Canada’s long history of expelling diplomats

May 8, 2023 | 2:51 PM

OTTAWA — Canada’s expulsion of a Chinese diplomat following allegations of a threat campaign against a Conservative MP marks the first time in five years a foreign representative is told to pack up and leave the country. 

It’s rare but not unheard of for Canada to expel diplomats.

Declaring someone persona non grata — an unwelcome person — is dictated by a 1961 United Nations treaty called the Vienna Convention on Diplomatic Relations. 

It says a receiving state can at any time, without any explanation, declare a member of a diplomatic mission persona non grata and prompt them to leave the country. 

Sometimes a hard date is given, but in general diplomats are expected to leave immediately upon being expelled. 

Canada adopted that international convention into its domestic laws through the Foreign Missions and International Organizations Act.

Canada last expelled a diplomat in 2018, when Russians were sent home by Canada in solidarity with the United Kingdom over a Russian-led nerve gas attack on a Russian political dissident. 

Venezuela’s ambassador to Canada was kicked out in 2017, two days after Venezuela expelled Canada’s top diplomat in Caracas following political upheaval in the country. 

An Eritrean diplomat was expelled in 2013 for inappropriate behaviour. A year earlier, all Syrian diplomats still in Ottawa were booted out in response to the Syrian Civil War.

In 2001, Russian diplomat Andrei Knyazev drove his car onto a sidewalk and killed a pedestrian. He was expelled from Canada and, eventually, found guilty of manslaughter in Moscow before being sentenced to four years in a penal colony.

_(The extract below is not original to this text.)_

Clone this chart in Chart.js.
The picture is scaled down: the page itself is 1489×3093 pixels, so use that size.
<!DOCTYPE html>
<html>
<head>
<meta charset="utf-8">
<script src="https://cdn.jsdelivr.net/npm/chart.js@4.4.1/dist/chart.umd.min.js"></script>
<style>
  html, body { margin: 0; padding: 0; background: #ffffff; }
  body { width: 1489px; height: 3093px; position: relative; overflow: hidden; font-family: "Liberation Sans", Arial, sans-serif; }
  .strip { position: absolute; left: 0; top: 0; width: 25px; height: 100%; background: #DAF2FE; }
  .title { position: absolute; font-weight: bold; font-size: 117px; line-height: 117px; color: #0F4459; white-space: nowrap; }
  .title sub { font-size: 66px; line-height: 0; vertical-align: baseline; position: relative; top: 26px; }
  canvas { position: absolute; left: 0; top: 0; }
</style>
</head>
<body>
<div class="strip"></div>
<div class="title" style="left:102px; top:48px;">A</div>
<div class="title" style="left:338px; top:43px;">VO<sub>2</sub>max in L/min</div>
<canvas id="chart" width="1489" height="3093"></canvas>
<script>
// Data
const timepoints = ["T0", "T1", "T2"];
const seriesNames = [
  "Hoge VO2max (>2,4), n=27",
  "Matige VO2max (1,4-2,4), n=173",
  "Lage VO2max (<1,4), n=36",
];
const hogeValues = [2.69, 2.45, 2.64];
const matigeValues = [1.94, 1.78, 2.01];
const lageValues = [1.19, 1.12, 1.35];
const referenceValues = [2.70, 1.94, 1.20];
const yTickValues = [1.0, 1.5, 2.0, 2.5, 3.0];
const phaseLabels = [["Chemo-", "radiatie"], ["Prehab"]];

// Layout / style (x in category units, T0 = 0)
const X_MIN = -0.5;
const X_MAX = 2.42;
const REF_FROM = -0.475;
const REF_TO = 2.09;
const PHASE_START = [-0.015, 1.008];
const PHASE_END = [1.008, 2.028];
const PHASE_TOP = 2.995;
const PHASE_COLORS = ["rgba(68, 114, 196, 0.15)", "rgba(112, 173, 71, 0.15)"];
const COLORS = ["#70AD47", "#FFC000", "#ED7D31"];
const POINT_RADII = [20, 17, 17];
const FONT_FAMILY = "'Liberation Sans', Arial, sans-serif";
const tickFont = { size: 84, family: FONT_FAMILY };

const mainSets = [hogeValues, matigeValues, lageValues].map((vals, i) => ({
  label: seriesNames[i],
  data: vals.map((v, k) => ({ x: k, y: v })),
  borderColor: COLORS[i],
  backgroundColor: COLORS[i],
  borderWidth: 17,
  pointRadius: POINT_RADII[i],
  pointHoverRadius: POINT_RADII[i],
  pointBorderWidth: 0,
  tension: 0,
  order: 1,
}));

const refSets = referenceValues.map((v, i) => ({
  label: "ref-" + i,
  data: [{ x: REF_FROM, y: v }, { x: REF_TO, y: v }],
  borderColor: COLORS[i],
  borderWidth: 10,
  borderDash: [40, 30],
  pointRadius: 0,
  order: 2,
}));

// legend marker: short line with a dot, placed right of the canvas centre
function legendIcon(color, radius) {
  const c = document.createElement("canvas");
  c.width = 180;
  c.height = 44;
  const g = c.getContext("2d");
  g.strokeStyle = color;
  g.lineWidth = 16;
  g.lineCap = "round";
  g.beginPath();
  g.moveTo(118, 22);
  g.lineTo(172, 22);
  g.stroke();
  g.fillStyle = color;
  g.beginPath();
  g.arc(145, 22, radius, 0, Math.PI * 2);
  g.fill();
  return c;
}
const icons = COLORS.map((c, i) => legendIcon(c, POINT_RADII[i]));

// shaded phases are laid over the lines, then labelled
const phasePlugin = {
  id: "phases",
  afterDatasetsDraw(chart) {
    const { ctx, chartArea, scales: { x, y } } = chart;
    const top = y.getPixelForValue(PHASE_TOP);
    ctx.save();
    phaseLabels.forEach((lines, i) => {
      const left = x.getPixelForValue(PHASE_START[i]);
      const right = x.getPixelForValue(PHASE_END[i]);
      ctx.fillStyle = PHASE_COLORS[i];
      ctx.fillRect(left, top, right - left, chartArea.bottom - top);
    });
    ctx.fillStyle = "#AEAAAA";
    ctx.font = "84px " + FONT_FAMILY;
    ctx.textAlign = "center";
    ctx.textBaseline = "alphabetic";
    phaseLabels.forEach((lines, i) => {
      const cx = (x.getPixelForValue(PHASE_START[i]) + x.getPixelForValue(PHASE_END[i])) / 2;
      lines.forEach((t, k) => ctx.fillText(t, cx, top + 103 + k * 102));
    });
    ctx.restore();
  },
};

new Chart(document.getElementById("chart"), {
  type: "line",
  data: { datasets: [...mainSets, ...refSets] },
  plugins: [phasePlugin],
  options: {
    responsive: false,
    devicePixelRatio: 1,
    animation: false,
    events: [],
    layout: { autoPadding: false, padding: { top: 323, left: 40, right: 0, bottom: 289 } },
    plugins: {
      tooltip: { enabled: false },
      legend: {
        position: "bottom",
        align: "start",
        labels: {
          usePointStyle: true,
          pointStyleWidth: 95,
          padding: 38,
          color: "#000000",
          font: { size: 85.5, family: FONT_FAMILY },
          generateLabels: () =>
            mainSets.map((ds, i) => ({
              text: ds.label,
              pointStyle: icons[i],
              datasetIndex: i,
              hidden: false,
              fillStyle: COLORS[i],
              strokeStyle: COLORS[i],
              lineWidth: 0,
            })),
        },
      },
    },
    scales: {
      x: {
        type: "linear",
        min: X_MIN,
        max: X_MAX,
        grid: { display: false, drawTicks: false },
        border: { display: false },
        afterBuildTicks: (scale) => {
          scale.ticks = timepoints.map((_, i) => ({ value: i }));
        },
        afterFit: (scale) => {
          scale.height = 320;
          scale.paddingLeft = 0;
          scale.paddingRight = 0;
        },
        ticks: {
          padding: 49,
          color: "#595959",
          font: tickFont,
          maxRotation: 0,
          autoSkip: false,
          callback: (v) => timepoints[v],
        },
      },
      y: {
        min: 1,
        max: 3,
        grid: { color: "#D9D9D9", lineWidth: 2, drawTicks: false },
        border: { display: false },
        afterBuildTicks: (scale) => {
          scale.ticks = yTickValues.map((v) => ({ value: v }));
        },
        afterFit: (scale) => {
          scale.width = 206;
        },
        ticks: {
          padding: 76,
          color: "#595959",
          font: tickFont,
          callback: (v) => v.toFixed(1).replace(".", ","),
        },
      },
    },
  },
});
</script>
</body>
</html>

An Italian diplomat was deemed persona non grata in 1998 for rude behavior, and a Ukrainian consular employee who claimed diplomatic immunity after being accused of trying to lure young girls into his car was told to leave Canada in 1996.

In 1991, Canada expelled Iraqi diplomats connected to Saddam Hussein’s regime.

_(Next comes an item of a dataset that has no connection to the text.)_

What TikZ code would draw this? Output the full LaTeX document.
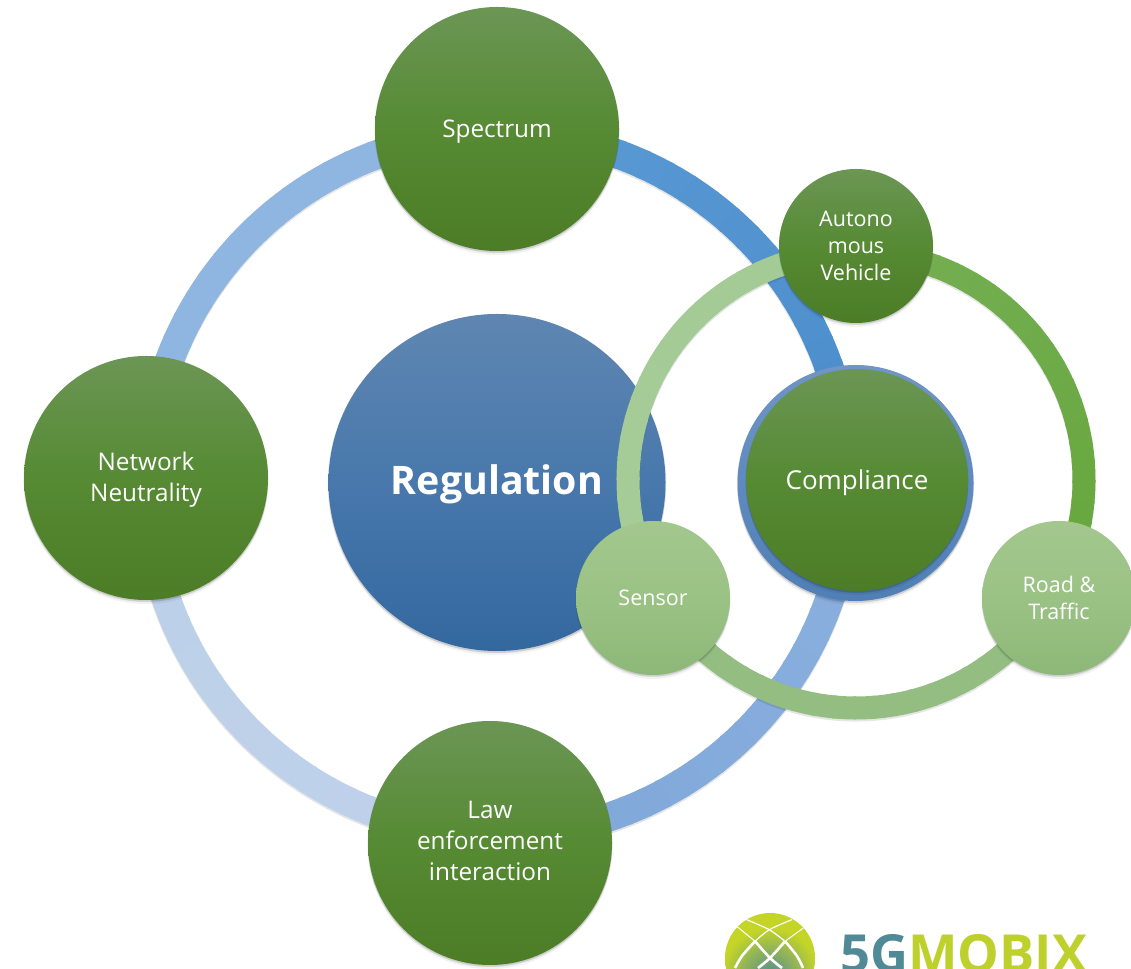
\documentclass[tikz,border=0pt]{standalone}
\usepackage{fontspec}
\setmainfont{Open Sans}
\usetikzlibrary{shadows}
\definecolor{gTop}{HTML}{6B9655}
\definecolor{gMid}{HTML}{568A33}
\definecolor{gBot}{HTML}{4C7C26}
\definecolor{lTop}{HTML}{A3C78E}
\definecolor{lMid}{HTML}{9BC285}
\definecolor{lBot}{HTML}{8DB878}
\definecolor{bTop}{HTML}{5F86B1}
\definecolor{bMid}{HTML}{4878AC}
\definecolor{bBot}{HTML}{33689F}
\definecolor{cTop}{HTML}{7095C6}
\definecolor{cMid}{HTML}{5F8ABF}
\definecolor{cBot}{HTML}{4F7FB5}
\definecolor{teal5g}{HTML}{4F8A96}
\definecolor{lime5g}{HTML}{BDD02C}
\definecolor{rA}{HTML}{5B9BD5}
\definecolor{rB}{HTML}{4A8BCB}
\definecolor{rC}{HTML}{8AB0DF}
\definecolor{rD}{HTML}{7FA7D8}
\definecolor{rE}{HTML}{C0D2EA}
\definecolor{rF}{HTML}{BCD0E9}
\definecolor{rG}{HTML}{8FB5E1}
\definecolor{sA}{HTML}{74AE52}
\definecolor{sB}{HTML}{65A63A}
\definecolor{sC}{HTML}{94BD82}
\definecolor{sD}{HTML}{A6CC98}
\definecolor{sE}{HTML}{A3CB95}
\newcommand{\lift}[2]{\raisebox{#1}[\height][\depth]{#2}}
\tikzset{
  x=1pt,y=1pt,
  disc/.style={circle,inner sep=0pt,align=center,text=white,
    general shadow={fill=black,opacity=.05,shadow yshift=-4pt,shadow scale=1.00},
    general shadow={fill=black,opacity=.08,shadow yshift=-2pt,shadow scale=1.00},
    general shadow={fill=black,opacity=.08,shadow yshift=-1pt,shadow scale=1.005},
    top color=gTop,bottom color=gBot,middle color=gMid},
  big/.style={disc,minimum size=244pt,font=\fontsize{24.3}{31}\selectfont},
  small/.style={disc,minimum size=154pt,font=\fontsize{21.5}{27}\selectfont},
  pale/.style={top color=lTop,bottom color=lBot,middle color=lMid},
}
% cx cy r width a0 a1 colour0 colour1
\newcommand{\ringarc}[8]{%
  \draw[line width=#4,black,opacity=.10] (#1,#2-2) ++(#5:#3) arc[start angle=#5,end angle=#6,radius=#3];
  \foreach \i in {0,...,23}{%
    \pgfmathsetmacro{\aS}{#5+(#6-#5)*\i/24}%
    \pgfmathsetmacro{\aE}{#5+(#6-#5)*(\i+1.15)/24}%
    \pgfmathsetmacro{\pc}{100-100*\i/23}%
    \draw[line width=#4,color=#7!\pc!#8] (#1,#2) ++(\aS:#3) arc[start angle=\aS,end angle=\aE,radius=#3];
  }}
\begin{document}
\begin{tikzpicture}
\useasboundingbox (0,0) rectangle (1131,968);
\clip (0,0) rectangle (1131,968);
\fill[white] (0,0) rectangle (1131,968);
% big ring
\ringarc{498}{484}{351}{29}{95}{-5}{rA}{rB}
\ringarc{498}{484}{351}{29}{-5}{-85}{rC}{rD}
\ringarc{498}{484}{351}{29}{-85}{-175}{rE}{rF}
\ringarc{498}{484}{351}{29}{175}{85}{rG}{rG}
% nodes on big ring
\node[big] (spectrum) at (497,839) {\lift{-3pt}{Spectrum}};
\node[big] (network) at (146,490) {\lift{-2pt}{Network}\\\lift{-2pt}{Neutrality}};
\node[big] (law) at (490,125) {\lift{2pt}{Law}\\\lift{2pt}{enforcement}\\\lift{2pt}{interaction}};
\node[disc,minimum size=337pt,top color=bTop,bottom color=bBot,middle color=bMid,font=\fontsize{39.3}{44}\selectfont\bfseries] (reg) at (497,485.5) {\lift{-2pt}{Regulation}};
\node[disc,minimum size=236pt,top color=cTop,bottom color=cBot,middle color=cMid] (back) at (855.5,485) {};
\node[disc,minimum size=222pt,font=\fontsize{26}{31}\selectfont] (compliance) at (857,488) {\lift{-3pt}{Compliance}};
% green ring
\ringarc{856}{488}{228}{23}{80}{-40}{sA}{sB}
\ringarc{856}{488}{228}{23}{-30}{-150}{sC}{sC}
\ringarc{856}{488}{228}{23}{210}{90}{sD}{sE}
\node[small] (auto) at (856,722) {Autono\\mous\\Vehicle};
\node[small,pale] (sensor) at (653,370) {Sensor};
\node[small,pale] (road) at (1059,370) {Road \&\\Traffic};
% logo
\begin{scope}
\clip (770,10) circle (45);
\fill[lime5g!90!yellow] (720,-40) rectangle (820,60);
\shade[inner color=teal5g,outer color=lime5g!90!yellow] (770,-8) circle (48);
\draw[white,line width=1.2pt] plot[smooth] coordinates {(745,49) (769.3,38.3) (785,26.7)};
\draw[white,line width=1.2pt] plot[smooth] coordinates {(791.7,48.3) (769.3,38.3) (755,26.7)};
\draw[white,line width=1pt] (736.7,41.7) -- (755,26.7);
\draw[white,line width=1pt] (803.3,40) -- (785,26.7);
\draw[white,line width=2.6pt] plot[smooth] coordinates {(755,26.7) (742,12) (735,0)};
\draw[white,line width=2.6pt] plot[smooth] coordinates {(785,26.7) (797,12) (803,0)};
\draw[white,line width=2.6pt] plot[smooth] coordinates {(755,26.7) (770,10) (782,0)};
\draw[white,line width=2.6pt] plot[smooth] coordinates {(785,26.7) (770,10) (758,0)};
\end{scope}
\node[inner sep=0pt,anchor=base west,font=\fontsize{52.5}{58}\selectfont\bfseries] (logo) at (840,-4.5) {\textcolor{teal5g}{5G}\textcolor{lime5g}{MOBIX}};
\end{tikzpicture}
\end{document}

Pich-Xuan Ho, a Vietnamese diplomat, was expelled after the RCMP discovered he had been threatening members of the diaspora community in an attempt to gain support in 1979 for the country’s then-socialist government.

That same year a Yugoslavian diplomat was ordered to leave for exerting “improper pressures to obtain information on Canadians of Yugolsav origin.”

Canada also kicked out Soviet diplomats and other officials over espionage allegations in 1978.